With their growing earning power and assets, more women are seeking prenups than ever. A prenuptial agreement is a contract that a couple signs before getting married to figure out finances in case of divorce. (Unmarried partners living together can sign a cohabitation agreement.) Prenups can cover:
- How to split finances
- Who gets to keep certain items
- How to divide a home fairly
- How debt gets divvied up
- Financial support for a spouse who gives up a career to raise kids
- How long a spouse and/or kids can stay in the house afterward
- Support payments including settlement or alimony
- Inheritance for kids from a previous marriage
Basically, anything that involves finances or possessions can enter a prenup. Schpoont remembers one client who aggressively fought for a “cheating clause”— whereby she’d be entitled to more if her husband cheated. The couple never made it to the aisle, though we applaud her pluck.
Read on to see if what you know about prenups is myth or reality.
Here are the top myths about prenups:
Myth #1: Prenup Means Betting Against Your Marriage.
Schpoont doesn’t think that a prenup has to take away the romance. “Making decisions while in love usually leads to more peaceable results in the end.” Schpoont has found that divorces with prenups often limit both the bad feelings and the legal fees. Nor does a prenup increase a relationship’s chances of divorce. If anything, prenups force both parties to talk openly about their finances from the get-go, which is a great thing.
Myth #2: Prenups Are Just For the Rich.
The perception that prenups are just a way for the wealthy to protect their assets is outdated. Couples with complicated assets such as business ownership or real estate, children from a previous marriage, or one spouse giving up a career to raise children can benefit from a prenup. In addition, divorces can get pricey and these agreements minimize painful and expensive fighting.

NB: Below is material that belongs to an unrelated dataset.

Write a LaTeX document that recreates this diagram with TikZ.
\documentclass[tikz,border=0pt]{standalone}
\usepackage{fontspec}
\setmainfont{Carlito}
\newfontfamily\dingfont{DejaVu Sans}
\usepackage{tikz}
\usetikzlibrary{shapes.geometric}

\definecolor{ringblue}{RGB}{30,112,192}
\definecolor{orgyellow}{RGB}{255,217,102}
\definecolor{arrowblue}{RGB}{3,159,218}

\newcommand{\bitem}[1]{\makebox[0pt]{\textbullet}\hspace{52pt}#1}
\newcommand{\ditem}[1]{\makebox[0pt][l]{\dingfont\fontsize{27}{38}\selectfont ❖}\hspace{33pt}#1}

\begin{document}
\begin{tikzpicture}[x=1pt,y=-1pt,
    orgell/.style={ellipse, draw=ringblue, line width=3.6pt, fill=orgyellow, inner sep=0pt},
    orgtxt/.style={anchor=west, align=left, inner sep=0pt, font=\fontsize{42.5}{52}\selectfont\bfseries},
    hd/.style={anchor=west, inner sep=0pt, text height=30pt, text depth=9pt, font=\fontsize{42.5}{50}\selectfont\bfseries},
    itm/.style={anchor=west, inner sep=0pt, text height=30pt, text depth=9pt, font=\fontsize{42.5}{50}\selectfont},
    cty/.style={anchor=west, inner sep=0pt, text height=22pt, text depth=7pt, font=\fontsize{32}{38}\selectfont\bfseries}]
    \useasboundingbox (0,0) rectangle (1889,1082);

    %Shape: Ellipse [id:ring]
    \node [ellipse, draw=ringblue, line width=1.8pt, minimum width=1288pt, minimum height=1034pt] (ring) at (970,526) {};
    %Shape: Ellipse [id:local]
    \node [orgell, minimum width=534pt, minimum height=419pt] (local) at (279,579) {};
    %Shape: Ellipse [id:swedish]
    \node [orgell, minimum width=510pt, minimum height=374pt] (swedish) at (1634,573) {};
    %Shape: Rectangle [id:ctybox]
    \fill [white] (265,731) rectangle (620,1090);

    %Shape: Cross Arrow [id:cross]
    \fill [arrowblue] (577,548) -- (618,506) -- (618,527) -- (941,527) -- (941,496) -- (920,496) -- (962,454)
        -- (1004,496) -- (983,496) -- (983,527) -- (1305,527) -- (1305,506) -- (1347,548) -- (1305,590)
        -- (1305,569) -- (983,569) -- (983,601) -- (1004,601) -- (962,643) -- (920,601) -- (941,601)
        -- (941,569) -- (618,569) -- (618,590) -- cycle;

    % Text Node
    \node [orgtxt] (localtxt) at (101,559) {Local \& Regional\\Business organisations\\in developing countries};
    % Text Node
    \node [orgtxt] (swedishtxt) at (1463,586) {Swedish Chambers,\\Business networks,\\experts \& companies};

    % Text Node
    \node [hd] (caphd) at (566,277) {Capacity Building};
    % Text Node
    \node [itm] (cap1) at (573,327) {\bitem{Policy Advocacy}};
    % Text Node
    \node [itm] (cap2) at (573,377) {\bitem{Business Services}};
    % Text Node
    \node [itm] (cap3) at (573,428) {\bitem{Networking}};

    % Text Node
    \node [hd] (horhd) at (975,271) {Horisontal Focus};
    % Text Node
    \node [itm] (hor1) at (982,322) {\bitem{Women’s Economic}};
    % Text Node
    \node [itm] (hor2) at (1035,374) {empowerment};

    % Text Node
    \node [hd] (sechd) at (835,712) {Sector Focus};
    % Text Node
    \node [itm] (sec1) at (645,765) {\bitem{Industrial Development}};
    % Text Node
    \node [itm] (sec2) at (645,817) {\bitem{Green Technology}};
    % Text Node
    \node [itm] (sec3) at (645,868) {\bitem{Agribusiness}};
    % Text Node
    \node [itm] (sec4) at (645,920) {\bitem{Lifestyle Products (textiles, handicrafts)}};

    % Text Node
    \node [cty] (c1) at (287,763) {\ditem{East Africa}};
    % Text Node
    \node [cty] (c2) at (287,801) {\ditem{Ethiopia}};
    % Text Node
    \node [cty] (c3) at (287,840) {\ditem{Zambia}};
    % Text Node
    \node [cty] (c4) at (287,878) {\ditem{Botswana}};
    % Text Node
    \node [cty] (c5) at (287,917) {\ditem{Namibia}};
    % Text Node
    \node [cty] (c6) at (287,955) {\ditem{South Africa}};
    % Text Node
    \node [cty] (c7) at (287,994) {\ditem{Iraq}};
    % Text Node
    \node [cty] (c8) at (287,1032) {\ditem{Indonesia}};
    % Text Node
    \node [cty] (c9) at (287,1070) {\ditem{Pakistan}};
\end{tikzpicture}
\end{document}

Myth #3: Once You’re Married, It’s Too Late.
Where there’s a pre, there’s a post. The only difference is when you sign the document. Wading the emotional waters of a financial contract may be trickier once you’re married, but Schpoont says postnups can be helpful in certain cases, i.e. when a spouse starts a business with partners, or to clarify who owns a particular piece of property that is acquired. Since you’re already married, make sure you discuss the issue with open minds, as a couple. And if dragging out the lawyers seems too heavy-handed once you’re married, having a signed document between you both is better than nothing.
Is a Prenup For You?
You should definitely consider one if:
- You make considerably more than your spouse.

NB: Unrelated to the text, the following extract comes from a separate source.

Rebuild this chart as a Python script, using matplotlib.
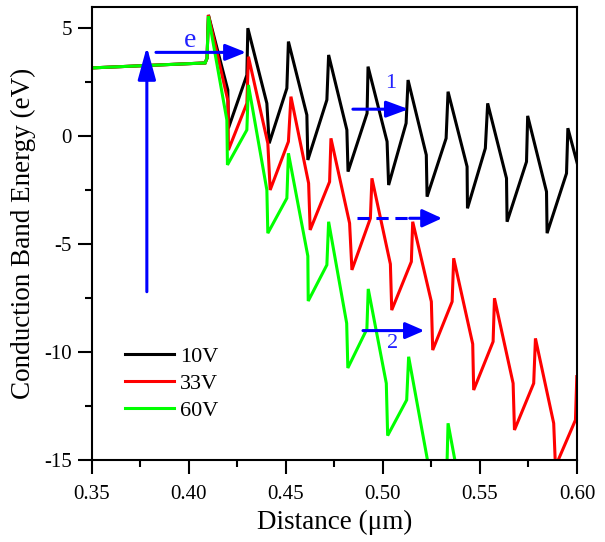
import matplotlib
matplotlib.use("Agg")
import matplotlib.pyplot as plt
from matplotlib.ticker import MultipleLocator

plt.rcParams['font.family'] = ['Liberation Serif', 'DejaVu Serif']
plt.rcParams['axes.unicode_minus'] = False

# ---------------- data ----------------
x_10V = [0.350, 0.4085, 0.4095, 0.4102,
         0.4202, 0.4205, 0.4300, 0.4305,
         0.4403, 0.4415, 0.4506, 0.4514,
         0.4609, 0.4614, 0.4712, 0.4721,
         0.4815, 0.4821, 0.4919, 0.4924,
         0.5022, 0.5030, 0.5120, 0.5130,
         0.5224, 0.5228, 0.5326, 0.5336,
         0.5434, 0.5436, 0.5528, 0.5540,
         0.5637, 0.5640, 0.5740, 0.5746,
         0.5843, 0.5846, 0.5946, 0.5953,
         0.6001]
y_10V = [3.15, 3.38, 3.60, 5.60,
         2.13, 0.36, 2.82, 4.99,
         1.51, -0.34, 2.21, 4.37,
         0.97, -1.11, 1.67, 3.75,
         0.28, -1.65, 1.05, 3.21,
         -0.26, -2.27, 0.59, 2.59,
         -0.88, -2.81, -0.11, 2.05,
         -1.42, -3.35, -0.57, 1.51,
         -1.96, -3.97, -1.19, 0.93,
         -2.58, -4.50, -1.73, 0.36,
         -1.26]

x_33V = [0.350, 0.4085, 0.4095, 0.4102,
         0.4203, 0.4205, 0.4300, 0.4308,
         0.4408, 0.4420, 0.4514, 0.4527,
         0.4618, 0.4626, 0.4726, 0.4733,
         0.4829, 0.4841, 0.4936, 0.4944,
         0.5039, 0.5046, 0.5147, 0.5154,
         0.5250, 0.5257, 0.5357, 0.5365,
         0.5463, 0.5468, 0.5568, 0.5575,
         0.5671, 0.5678, 0.5777, 0.5786,
         0.5880, 0.5889, 0.5992, 0.5999]
y_33V = [3.15, 3.38, 3.60, 5.60,
         1.60, -0.65, 1.51, 3.67,
         -0.34, -2.50, -0.26, 1.82,
         -2.19, -4.35, -2.12, -0.11,
         -4.04, -6.20, -3.81, -1.96,
         -5.93, -8.06, -5.82, -3.97,
         -7.67, -9.91, -7.67, -5.66,
         -9.63, -11.76, -9.52, -7.51,
         -11.45, -13.61, -11.45, -9.37,
         -13.30, -15.30, -13.15, -11.14]

x_60V = [0.350, 0.4085, 0.4095, 0.4102,
         0.4197, 0.4200, 0.4300, 0.4308,
         0.4403, 0.4408, 0.4506, 0.4514,
         0.4614, 0.4616, 0.4712, 0.4721,
         0.4814, 0.4820, 0.4918, 0.4925,
         0.5018, 0.5025, 0.5123, 0.5133,
         0.5232, 0.5235, 0.5330, 0.5336,
         0.5433]
y_60V = [3.15, 3.38, 3.60, 5.55,
         0.74, -1.34, 0.28, 2.36,
         -2.50, -4.50, -2.88, -0.80,
         -5.56, -7.64, -5.97, -3.97,
         -8.67, -10.74, -8.94, -7.08,
         -11.45, -13.87, -12.22, -10.22,
         -15.10, -17.10, -15.40, -13.30,
         -18.00]

series_labels = ['10V', '33V', '60V']
series_colors = ['#000000', '#ff0000', '#00ff00']

# annotation arrows: (start_x, start_y, tip_x, tip_y)
arrow_up = (0.3785, -7.21, 0.3785, 4.13)
arrow_e = (0.3832, 3.87, 0.4296, 3.87)
arrow_1 = (0.4846, 1.24, 0.5133, 1.24)
arrow_dash = (0.4867, -3.81, 0.5305, -3.81)
arrow_2 = (0.4898, -9.01, 0.5214, -9.01)
label_texts = ['e', '1', '2']
label_pos = [(0.4010, 4.43), (0.5039, 2.44), (0.5050, -9.60)]

# ---------------- figure ----------------
fig = plt.figure(figsize=(6.05, 5.42), dpi=100)
ax = fig.add_axes([91.5/605, 1-460/542, (577-91.5)/605, (460-7)/542])

for xs, ys, lab, col in zip([x_10V, x_33V, x_60V], [y_10V, y_33V, y_60V],
                            series_labels, series_colors):
    ax.plot(xs, ys, color=col, lw=2.2, label=lab, solid_joinstyle='miter')

ax.set_xlim(0.35, 0.60)
ax.set_ylim(-15, 5.97)
ax.xaxis.set_major_locator(MultipleLocator(0.05))
ax.xaxis.set_minor_locator(MultipleLocator(0.025))
ax.yaxis.set_major_locator(MultipleLocator(5))
ax.yaxis.set_minor_locator(MultipleLocator(2.5))
ax.set_xticklabels([f'{v:.2f}' for v in ax.get_xticks()])
ax.tick_params(which='major', direction='out', length=10, width=1.5, labelsize=15)
ax.tick_params(which='minor', direction='out', length=5, width=1.5)
ax.tick_params(axis='x', which='major', pad=8)
ax.tick_params(axis='y', which='major', pad=4)
for sp in ax.spines.values():
    sp.set_linewidth(1.5)

ax.set_xlabel('Distance (\u03bcm)', fontsize=19.5, labelpad=4)
ax.set_ylabel('Conduction Band Energy (eV)', fontsize=19.5, labelpad=6)

blue = '#0000ff'

def draw_arrow(a, hl, hw, dashed=False):
    x0, y0, x1, y1 = a
    style = f'-|>,head_length={hl},head_width={hw}'
    if dashed:
        # dashed shaft, solid head
        frac = 0.62
        xm = x0 + (x1 - x0) * frac
        ax.plot([x0, xm], [y0, y1], color=blue, lw=2.2, dashes=(4, 2.2),
                solid_capstyle='butt', dash_capstyle='butt')
        ax.annotate('', xy=(x1, y1), xytext=(xm, y0),
                    arrowprops=dict(arrowstyle=style, color=blue, lw=2.2,
                                    shrinkA=0, shrinkB=0, mutation_scale=10))
    else:
        ax.annotate('', xy=(x1, y1), xytext=(x0, y0),
                    arrowprops=dict(arrowstyle=style, color=blue, lw=2.2,
                                    shrinkA=0, shrinkB=0, mutation_scale=10))

draw_arrow(arrow_up, 2.0, 0.55)
draw_arrow(arrow_e, 1.25, 0.5)
draw_arrow(arrow_1, 1.35, 0.5)
draw_arrow(arrow_dash, 1.2, 0.55, dashed=True)
draw_arrow(arrow_2, 1.15, 0.5)

for t, (tx, ty), fs in zip(label_texts, label_pos, [20, 16, 16]):
    ax.text(tx, ty, t, color='#2222ff', fontsize=fs, ha='center', va='center')

ax.legend(loc='upper left', bbox_to_anchor=(0.069, 0.251), frameon=False,
          fontsize=16, handlelength=2.2, handletextpad=0.26,
          labelspacing=0.29, borderpad=0, borderaxespad=0)

fig.savefig('out.png', dpi=100)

- Your partner has a lot of debt and you don’t.
- You have kids from a previous marriage.
- You envision leaving the workforce to care for the children.
You may not want to consider pushing for one if your spouse makes considerably more than you (particularly if you live in a community property state, which allocates assets 50/50 upon divorce), or if you are both young, with relatively few assets, and make around the same amount — it’s not worth the attorneys’ fees.
Bottom Line: Prenups are nothing to be afraid of, and you should consider them an opportunity to clearly lay out financial plans in case worse comes to worst. In any case, we hope you enjoy a healthy, robust marriage—and fully discussing money plans is a great way to get there.